This article provides insufficient context for those unfamiliar with the subject. |
A common problem in computer programming is called word alignement. One way to increase performance, especially in RISC processors which are designed to maximize raw performance is to require data to loaded or stored on a word boundary. So though memory is commonly addressed by 8 bit bytes, loading a 32 bit integer or 64 bit floating point number would be required to be start at every 64 bits on a 64 bit machine. The processor could flag a fault if it were asked to load a number which was not on such a boundary, or call a routine which would effectively figure out which word or words contained the data and extract the equivalent value. This caused difficulty when the team from Mosaic Software ported their Twin Spreadsheet to the 68000 based Atari ST. The Intel 8086 architecture had no such restrictions. It would also cause difficulties in porting Microsoft Office to Windows NT on MIPS and PowerPC for NEC and IBM. Since the software was not written with such restrictions in mind, designers had to set a bit in the O/S to enable non-aligned data. However since this bit was masked with other flags, it was impossible to keep the O/S from faulting on non-aligned data when other modules used the other flags. This may have been a major factor in abandoning Windows NT on non-Intel processors as they failed as platforms for hosting common Windows applications and one more reason for the baffling dominance of the x86 architecture over technologically elegant rivals.
Technical View
Data structure members are stored sequentially in a memory so that in the structure below the member Data1 will always precede Data2 and Data2 will always precede Data3:
struct MyData { short Data1; short Data2; short Data3; };
If the type "short" is stored in two bytes of memory then each member of the data structure depicted above would be aligned to a boundary of 2 bytes.
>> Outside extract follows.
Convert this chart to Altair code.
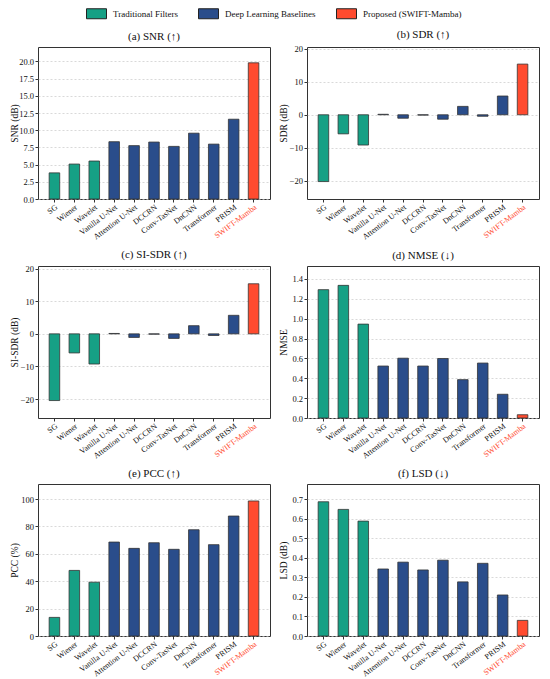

Data1 would be at offset 0, Data2 at offset 2 and Data3 at offset 4. The size of this structure after would be 6 bytes.
The type of each member of the structure usually has a required alignment, meaning that it will, unless otherwise requested by the programmer, be aligned on a pre-determined boundary. As a rule of thumb an integral data member will align to a boundary equal to its own size. The following typical requirements are valid for compilers from Microsoft and Borland:
A byte aligns to any byte boundary.
A short word (consisting of two bytes) aligns to a two byte boundary.
A long word (four bytes) aligns to a four byte boundary.
Here is a structure with members of various types, totaling 8 bytes before compilation:
struct MixedData { byte Data1; short Data2; long Data3; byte Data4; };
After compilation the data structure will be supplemented with padding bytes to ensure a proper alignment for each of its member:
struct MixedData (after compilation) { byte Data1; byte Padding[1]; short Data2; long Data3; byte Data4; byte Padding[3]; };
The compiled size of the structure is now 12 bytes. It is important to note that the last member is padded with the number of bytes required to conform to the largest type of the structure. In this case 3 bytes are added to the last member to pad the structure to the size of a long word.
It’s possible to change the alignment of structures to reduce the memory they require (or to conform to an existing format) by changing the compiler’s alignment (or “packing”) of structure members.
Requesting that the “MixedData” structure above be aligned to a one byte boundary will have the compiler discard the pre-determined alignment of the members and no padding bytes would be inserted.
While there is no standard way of defining the alignment of structure member, some compilers use #pragma directives to specify packing inside source files. Here is an example:
#pragma pack( push ) ; push current alignment to stack #pragma pack( 1 ) ; set alignment to 1 byte boundary struct MyPackedData { byte Data1; long Data2; byte Data3; }; #pragma pack( pop ) ; restore original alignment from stack
This structure would have a compiled size of 6 bytes. The above directives are available in compilers from Microsoft, Borland and many others.